The Dynamism Dog: The Places I've Known


The instruments I build, the drawings I create, the projects around the house become historical landmarks imbued with emotion in the story of my life. The P-Bass is when my dog Buckley passed away—I can hear Paul Simon's Graceland, the sketchbook marked with an oak leaf I picked up the night my grandpa died... These are moments captured in sound, wood, paper and pencil.


As The Dynamism Dog approaches completion I’m realizing this bass is 16 years (or so) of my life in one place. 16 years built into this instrument which will be with me going forward. Very familiar, but unfamiliar…



The Dynamism Dog began life as an acoustic guitar. I think I bought it back in 1999, but it could have been 2000 and either way it’s the oldest instrument I have next to my trumpet. I went down to school in Champaign and as my desire to play trumpet lessened I bought Sam Ash’s cheapest Carlo Robelli acoustic guitar with the intention of becoming Eddie Cochran or Brian Setzer or Reverend Horton Heat. But, I found holding down 2 strings and strumming to be challenge enough.


Down in Champaign I became enamored with a local band, The Beauty Shop. Their frontman had an acoustic guitar with a Stratocaster-looking headstock and a single cutaway. So, I thought maybe I could give my acoustic a single cutaway and who knows maybe I could play actual chords. Sitting in my apartment’s living room with my friends I used an exacto knife and a hunk of balsa to take this little guitar to the next level. My friend, roommate and bandmate Jon, snapped a picture of this, realizing the blasphemy and absurdity of the situation far sooner than I did.


Although I had every intention of taking Champaign by storm with my mediocre unrequited love songs on acoustic guitar, it was about this time that I bought a bass. I found myself picking up the bass more often and slowly let the acoustic guitar get dusty. What I came to realize—to bastardize George Orwell’s Animal Farm—4 strings good, 6 strings bad. Over the course of a decade I took the acoustic down to 4 strings, down-tuned it, tuned it to fifths, got into Big Joe Williams and coupled the strings and then forgot about it.

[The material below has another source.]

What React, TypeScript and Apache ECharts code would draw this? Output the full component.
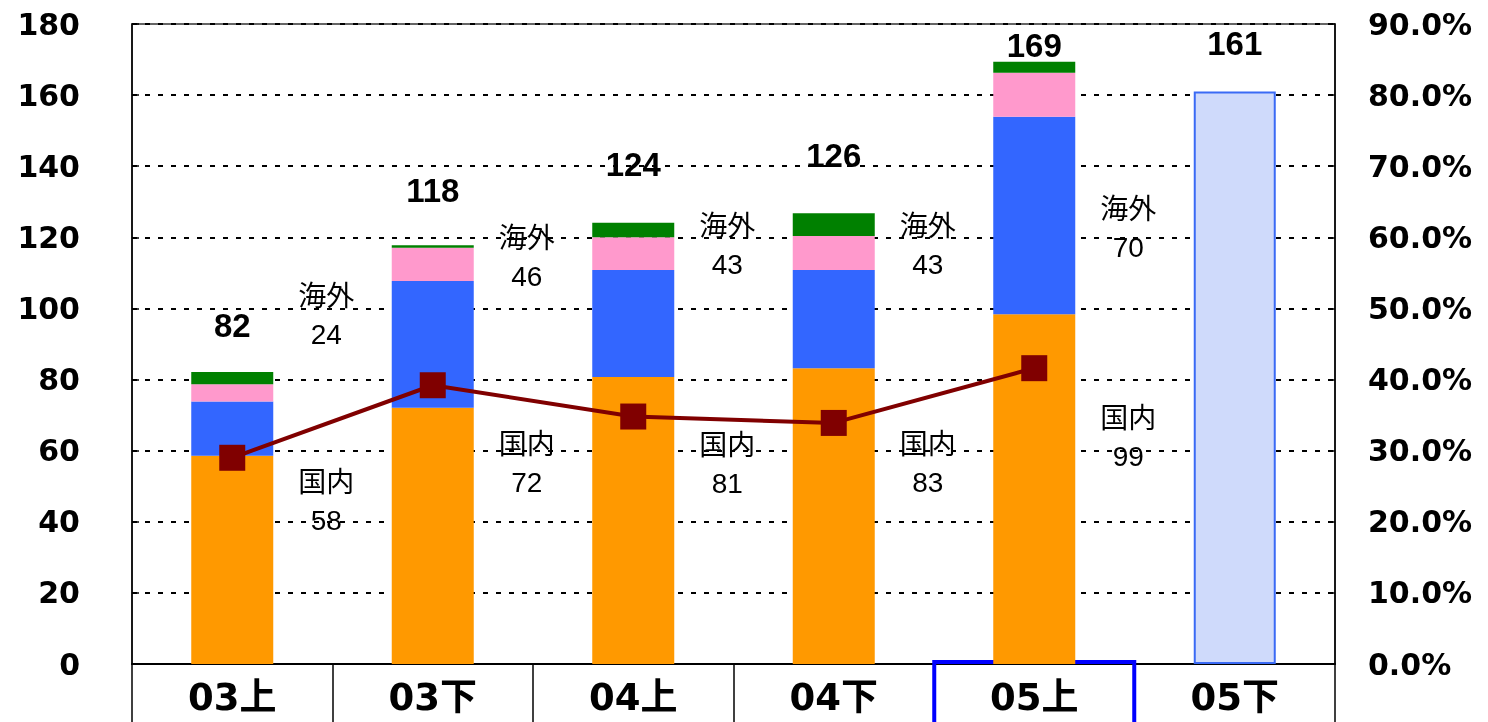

The death knell for the acoustic was when I decide to turn it into a long-scale tenor guitar. I took a jig saw to the neck (to narrow it for 4 strings) and with a slip, killed it. So it sat again. The top removed the neck an arthritic appendage.


I had a real sense of remorse for the guitar, it just didn’t seem right to leave it in such a state. Without intention it’s best to let things rest until a direction presents itself…


As I mentioned back on March 13, I felt like I needed an electro-acoustic fretless backup. Here I was with a bass neck, bridge, electrics and 75% of a guitar body. As Home Depot would say (que music) “Let’s Do This.”



I look at this bass—The Dynamism Dog—and I think about the past, I wonder about the future and feel the reality of the present. :


In building or painting, let's call it creating things, there is a pondering and there is work, but also a time frame. These created things are time capsules. Physical objects that represent a reaction to the past marking an intention to move forward. Maybe executed under the pretense of processing the known or processing the unknown, but always marked with the intention of learning and leaving a marker of that thought.




I’ve had a real urge of late to revisit the places I’ve known. Now, I don’t know if that impulse was in its nascent stages when I began the project or if its a result of the project, but this deconstructed acoustic guitar being reconstructed as a bass has been a reflection of the places I’ve known. With this bass I will carry those places with me into the future… and there’s something really interesting about that—maybe “interesting” isn’t the right word… there’s something really comforting and beautiful about that.




Note: I came across a Dutch word: Gezellig which is an abstract noun. It can be translated to mean cozy, nice or quaint, but it can also be translated to mean a general warm feeling resulting from togetherness. It’s essentially untranslatable and some consider it to be the heart of Dutch culture. My hope is that the Dynamism Dog is gezellig.


Comments

Unknown said…
What an incredible story, Donovan. So much beauty in the sharing of history. Thank you.